100g whole wheat pasta, dried

125g broccoli

200g tinned sweetcorn, in water, drained

10 cherry tomatoes (approx.100g)

2 tablespoons mayonnaise

145g tinned tuna, in spring water, drained

Black pepper

1 little gem lettuce


  1. Step 1

    Half-fill a medium saucepan with water and bring to the boil. Add the pasta and return to the boil. Cook for 8 minutes, or according to the packet instructions, stirring occasionally until cooked just enough to retain a somewhat firm texture.

  2. Step 2

    Prepare the broccoli by trimming and cutting it in to short lengths. Add the broccoli to boiling water with the pasta and cook for a further 2 minutes.

  3. Step 3

    When cooked, pour the pasta and broccoli in to a colander to drain. Then rinse under running water until cool. Drain well and tip into a mixing bowl.

  4. Step 4

    Cut the cherry tomatoes in half. Scatter the sweetcorn and tomatoes into the mixing bowl.

  5. Step 5

    Using a fork, gently flake the tuna into the salad. Add the mayonnaise, season with black pepper and mix gently until well combined.

  6. Step 6

    Serve the pasta salad on a bed of little gem lettuce leaves.

Food facts

The pasta is the main source of carbohydrate in this recipe, and the value has been provided for those who have been trained in insulin adjustment.
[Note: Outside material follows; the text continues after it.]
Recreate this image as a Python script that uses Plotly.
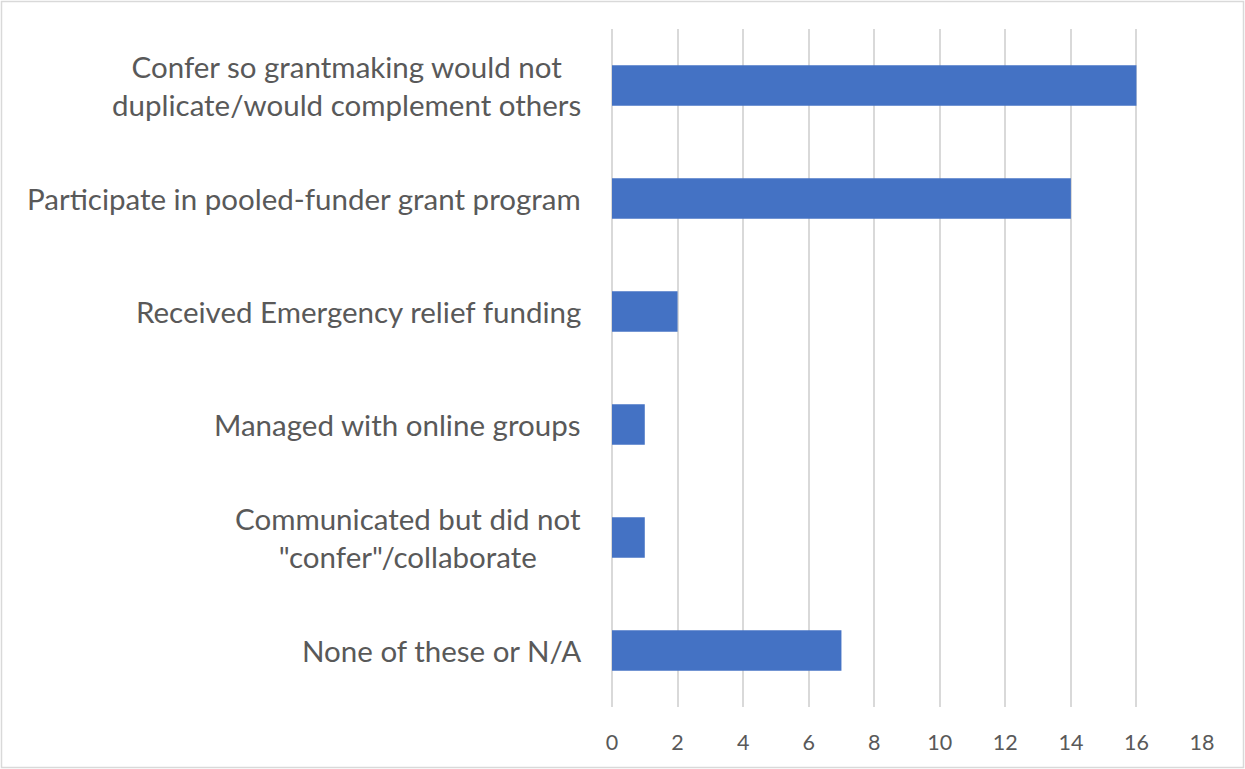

Despite the use of some high potassium ingredients, such as salad leaves, sweetcorn and tomatoes, this recipe is low in potassium, when following the quantities in the ingredients, and the serving sizes. Therefore, it is suitable for those advised to lower potassium in their diet

This recipe is also low in phosphate, however it does contain some phosphate, mainly provided by the tuna, therefore it you have been prescribed a phosphate binder, you should take as directed.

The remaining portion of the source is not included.